🧠 Understanding Reasoning Router: Classifying Thought Depth in Text
In the rapidly evolving world of AI and natural language processing, not all text is created equal. Some content is straightforward and factual — while other passages require layers of inference, logic, and cognitive depth. What if we could automatically assess the reasoning complexity of text and use that insight to optimize downstream AI workflows?
Enter the Reasoning Router — an NLP model designed for reasoning-depth classification and released by Glyph Software LLP on Hugging Face.
🧩 What Is the Reasoning Router?
At its core, the Reasoning Router is a fine-tuned DistilRoBERTa-based text classification model that categorizes input text into four distinct reasoning levels:
- No-Reasoning
- Low-Reasoning
- Medium-Reasoning
- High-Reasoning
This spectrum provides useful signals about the cognitive complexity present in a piece of text. The model is trained to detect how much logical analysis or inference a passage exhibits — not just the topic or sentiment.
🔍 Why Does This Matter?
There’s a growing need in AI engineering to route tasks intelligently:
- Cost Optimization: Send simple text to lightweight models and complex reasoning tasks to stronger, more expensive ones.

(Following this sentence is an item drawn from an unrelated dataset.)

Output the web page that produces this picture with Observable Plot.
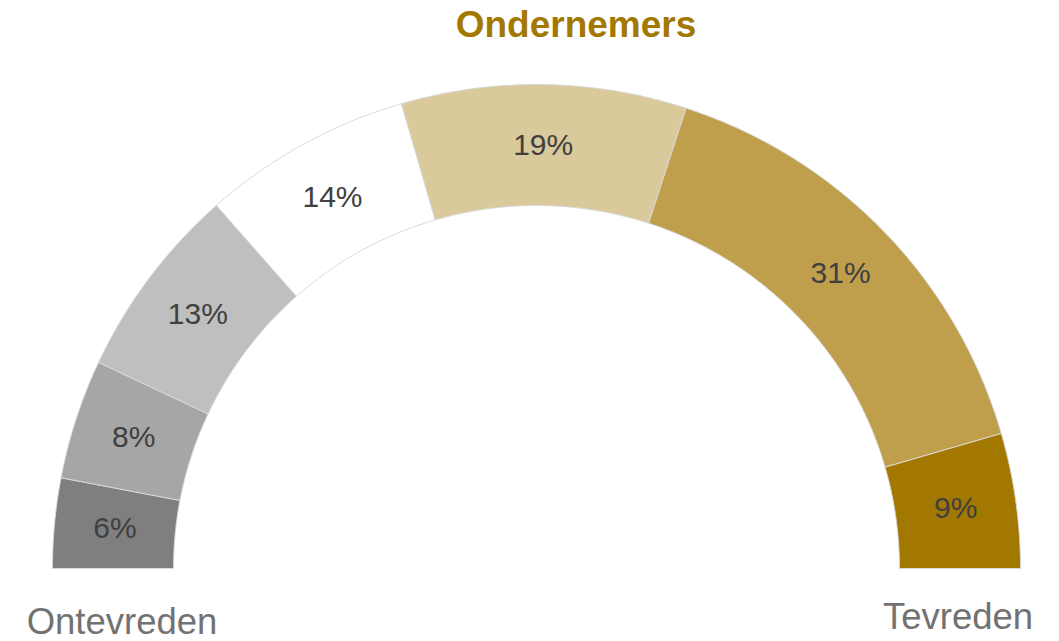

- Educational Platforms: Automatically tag learning materials by difficulty.
- Quality Assurance: Detect content that involves deep analytical reasoning versus surface-level description.

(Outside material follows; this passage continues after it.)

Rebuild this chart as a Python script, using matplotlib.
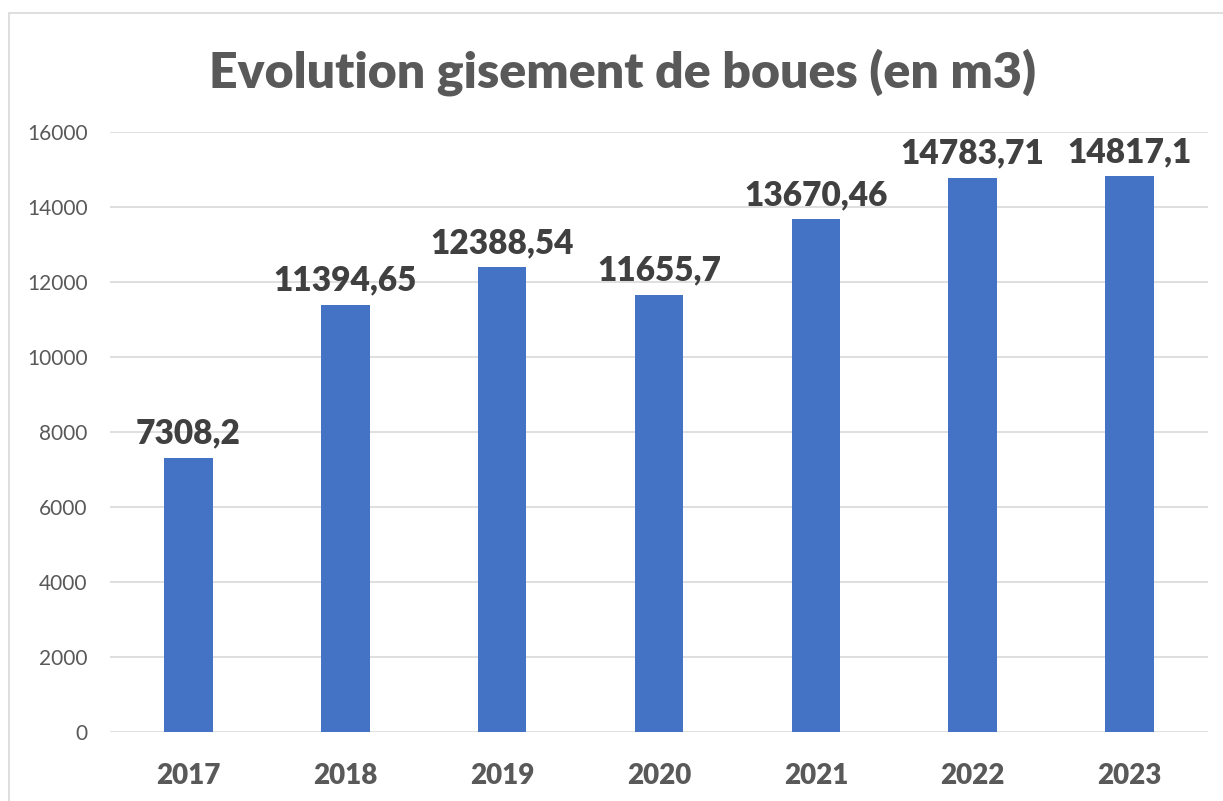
import matplotlib.pyplot as plt
from matplotlib.patches import Rectangle
import numpy as np

plt.rcParams['font.family'] = ['Lato', 'DejaVu Sans']

# data
years = ['2017', '2018', '2019', '2020', '2021', '2022', '2023']
volumes = [7308.2, 11394.65, 12388.54, 11655.7, 13670.46, 14783.71, 14817.1]
labels = ['7308,2', '11394,65', '12388,54', '11655,7', '13670,46', '14783,71', '14817,1']
yticks = [0, 2000, 4000, 6000, 8000, 10000, 12000, 14000, 16000]

W, H = 1223, 801
fig = plt.figure(figsize=(W / 100, H / 100), dpi=100)

# chart frame (left and top edges visible)
fig.patches.append(Rectangle((9 / W, -0.1), 1.2, 1 - 13 / H + 0.1,
                             transform=fig.transFigure, fill=False,
                             edgecolor='#d9d9d9', linewidth=1.2))

ax = fig.add_axes([110 / W, 1 - 732 / H, (1208 - 110) / W, 600 / H])
x = np.arange(len(years))
ax.bar(x, volumes, width=0.31, color='#4472c4', zorder=3)

for xi, v, lab in zip(x, volumes, labels):
    ax.annotate(lab, (xi, v), xytext=(0, 6), textcoords='offset points',
                ha='center', va='bottom', fontsize=24, fontweight='heavy',
                color='#404040')

ax.set_xlim(-0.5, len(years) - 0.5)
ax.set_ylim(0, 16000)
ax.set_yticks(yticks)
ax.set_yticklabels([str(t) for t in yticks], fontsize=15, color='#595959')
ax.set_xticks(x)
ax.set_xticklabels(years, fontsize=20, fontweight='heavy', color='#595959')
ax.tick_params(axis='both', length=0)
ax.tick_params(axis='x', pad=22)
ax.tick_params(axis='y', pad=16)
ax.grid(axis='y', color='#d9d9d9', linewidth=1.2, zorder=0)
for s in ax.spines.values():
    s.set_visible(False)

fig.text(0.5 * (215 + 1030) / W, 1 - 72 / H, 'Evolution gisement de boues (en m3)',
         ha='center', va='center', fontsize=36, fontweight='heavy', color='#595959')

fig.savefig('out.png', dpi=100)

- Research & Analytics: Identify patterns in large corpora, like academic papers or technical documentation, based on reasoning depth.

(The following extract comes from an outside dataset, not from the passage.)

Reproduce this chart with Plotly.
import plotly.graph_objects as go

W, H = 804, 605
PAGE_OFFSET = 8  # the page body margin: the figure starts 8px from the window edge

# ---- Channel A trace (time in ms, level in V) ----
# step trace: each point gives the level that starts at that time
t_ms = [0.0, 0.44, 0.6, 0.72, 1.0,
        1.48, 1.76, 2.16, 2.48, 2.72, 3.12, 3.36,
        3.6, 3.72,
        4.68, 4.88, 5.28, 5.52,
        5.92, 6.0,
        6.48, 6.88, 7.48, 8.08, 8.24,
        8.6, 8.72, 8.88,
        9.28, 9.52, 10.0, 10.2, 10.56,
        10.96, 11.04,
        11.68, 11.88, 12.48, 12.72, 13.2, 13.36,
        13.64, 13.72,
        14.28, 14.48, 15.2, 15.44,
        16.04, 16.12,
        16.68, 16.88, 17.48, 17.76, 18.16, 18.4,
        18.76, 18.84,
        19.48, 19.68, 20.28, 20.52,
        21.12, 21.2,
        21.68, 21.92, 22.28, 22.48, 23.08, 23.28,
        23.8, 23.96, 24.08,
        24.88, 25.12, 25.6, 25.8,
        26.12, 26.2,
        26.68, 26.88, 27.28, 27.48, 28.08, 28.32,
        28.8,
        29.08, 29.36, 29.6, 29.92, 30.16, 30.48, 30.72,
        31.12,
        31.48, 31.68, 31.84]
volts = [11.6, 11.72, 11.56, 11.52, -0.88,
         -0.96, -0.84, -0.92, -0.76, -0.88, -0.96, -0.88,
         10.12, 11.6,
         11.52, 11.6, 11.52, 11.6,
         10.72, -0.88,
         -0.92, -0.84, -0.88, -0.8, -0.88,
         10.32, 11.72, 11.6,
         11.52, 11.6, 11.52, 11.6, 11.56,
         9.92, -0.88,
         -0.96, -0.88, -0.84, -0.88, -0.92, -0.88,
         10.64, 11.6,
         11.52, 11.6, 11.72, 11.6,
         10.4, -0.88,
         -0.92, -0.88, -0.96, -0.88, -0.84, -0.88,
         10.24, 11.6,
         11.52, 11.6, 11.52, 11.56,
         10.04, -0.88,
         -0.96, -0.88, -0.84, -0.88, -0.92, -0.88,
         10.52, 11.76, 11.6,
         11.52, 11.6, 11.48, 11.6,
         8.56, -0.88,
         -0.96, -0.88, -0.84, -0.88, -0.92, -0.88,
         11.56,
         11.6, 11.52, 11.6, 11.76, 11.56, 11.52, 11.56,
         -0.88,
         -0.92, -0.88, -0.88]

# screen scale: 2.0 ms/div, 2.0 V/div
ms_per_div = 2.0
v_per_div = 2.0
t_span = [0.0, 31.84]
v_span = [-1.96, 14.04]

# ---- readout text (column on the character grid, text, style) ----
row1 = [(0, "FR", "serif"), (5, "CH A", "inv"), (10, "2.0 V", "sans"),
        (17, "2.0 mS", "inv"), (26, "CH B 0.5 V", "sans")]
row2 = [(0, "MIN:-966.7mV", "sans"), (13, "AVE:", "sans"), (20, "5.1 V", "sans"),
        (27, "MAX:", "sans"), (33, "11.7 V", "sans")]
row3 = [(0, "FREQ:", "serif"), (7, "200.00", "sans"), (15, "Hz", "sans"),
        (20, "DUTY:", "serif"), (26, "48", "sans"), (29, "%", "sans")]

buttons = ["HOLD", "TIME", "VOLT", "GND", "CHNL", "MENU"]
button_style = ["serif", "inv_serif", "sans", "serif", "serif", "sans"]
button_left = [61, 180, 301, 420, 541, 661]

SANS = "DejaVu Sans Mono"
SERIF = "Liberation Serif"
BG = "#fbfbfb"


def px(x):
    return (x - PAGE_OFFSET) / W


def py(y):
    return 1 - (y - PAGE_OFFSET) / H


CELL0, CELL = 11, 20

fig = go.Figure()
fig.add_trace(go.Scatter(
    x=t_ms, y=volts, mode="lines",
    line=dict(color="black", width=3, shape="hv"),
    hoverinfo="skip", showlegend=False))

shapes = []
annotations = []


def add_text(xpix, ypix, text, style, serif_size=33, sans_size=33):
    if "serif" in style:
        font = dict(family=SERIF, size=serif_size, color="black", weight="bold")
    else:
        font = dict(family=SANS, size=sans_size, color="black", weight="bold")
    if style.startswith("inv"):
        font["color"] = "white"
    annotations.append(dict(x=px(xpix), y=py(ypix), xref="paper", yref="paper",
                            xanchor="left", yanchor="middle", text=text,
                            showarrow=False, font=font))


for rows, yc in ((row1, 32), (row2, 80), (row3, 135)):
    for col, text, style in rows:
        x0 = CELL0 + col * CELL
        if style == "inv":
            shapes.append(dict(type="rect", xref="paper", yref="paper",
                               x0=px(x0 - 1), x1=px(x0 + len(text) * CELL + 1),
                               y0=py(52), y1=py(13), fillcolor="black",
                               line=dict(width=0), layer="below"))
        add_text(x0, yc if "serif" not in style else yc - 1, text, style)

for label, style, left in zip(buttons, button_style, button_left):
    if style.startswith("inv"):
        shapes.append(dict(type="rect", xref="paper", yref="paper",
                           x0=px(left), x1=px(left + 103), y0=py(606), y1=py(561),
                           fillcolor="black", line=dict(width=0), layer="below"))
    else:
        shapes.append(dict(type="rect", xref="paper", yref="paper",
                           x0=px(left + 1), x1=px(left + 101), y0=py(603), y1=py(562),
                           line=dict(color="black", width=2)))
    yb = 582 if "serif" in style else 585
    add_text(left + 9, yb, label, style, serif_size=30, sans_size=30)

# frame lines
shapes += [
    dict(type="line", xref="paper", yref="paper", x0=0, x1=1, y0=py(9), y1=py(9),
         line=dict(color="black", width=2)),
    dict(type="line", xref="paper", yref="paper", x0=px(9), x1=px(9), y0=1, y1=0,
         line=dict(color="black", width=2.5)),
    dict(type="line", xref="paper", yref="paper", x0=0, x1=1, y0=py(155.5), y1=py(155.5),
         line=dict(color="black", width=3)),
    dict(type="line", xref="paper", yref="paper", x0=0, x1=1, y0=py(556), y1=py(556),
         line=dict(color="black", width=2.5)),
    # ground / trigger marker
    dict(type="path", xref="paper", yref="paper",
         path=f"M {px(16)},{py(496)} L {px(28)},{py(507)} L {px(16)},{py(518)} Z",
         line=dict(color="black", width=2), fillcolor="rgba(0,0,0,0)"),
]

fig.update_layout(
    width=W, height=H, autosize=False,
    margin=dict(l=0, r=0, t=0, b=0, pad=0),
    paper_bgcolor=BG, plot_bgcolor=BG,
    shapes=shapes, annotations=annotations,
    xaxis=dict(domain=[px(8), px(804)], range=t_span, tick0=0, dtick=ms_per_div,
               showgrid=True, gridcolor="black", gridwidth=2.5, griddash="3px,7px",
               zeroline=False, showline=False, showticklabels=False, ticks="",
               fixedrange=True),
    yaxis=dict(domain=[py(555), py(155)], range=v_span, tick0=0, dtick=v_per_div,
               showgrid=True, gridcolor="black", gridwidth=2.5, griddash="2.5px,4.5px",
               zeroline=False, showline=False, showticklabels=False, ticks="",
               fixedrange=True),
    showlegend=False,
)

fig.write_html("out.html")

By classifying text into reasoning tiers, adaptation becomes far easier in automated pipelines where efficiency and accuracy matter.
🚀 How It Works
Built on DistilRoBERTa — a lighter transformer variant of RoBERTa — the model provides:
- Efficient inference even on modest hardware
- Four-class output with confidence scoring
- Seamless integration with standard NLP tooling via Hugging Face’s
transformerslibrary
Developers can load the model in Python, tokenize text, and infer reasoning level in just a few lines of code.
⚖️ Limitations & Considerations
Like any specialized classifier, the model isn’t perfect. Its performance depends on the representativeness of the training data, and interpretation can be subjective — especially for nuanced writing styles or domain-specific reasoning. It’s also currently English-only and may need retraining for other languages or tasks.
🛠 In Summary
The Reasoning Router demonstrates a practical pivot in NLP: going beyond keywords and topics, and instead evaluating the logical depth inherent in text. Whether you’re building smarter AI assistants, adaptive learning platforms, or efficient NLP pipelines, this model offers a solid foundation for reasoning-aware content analysis.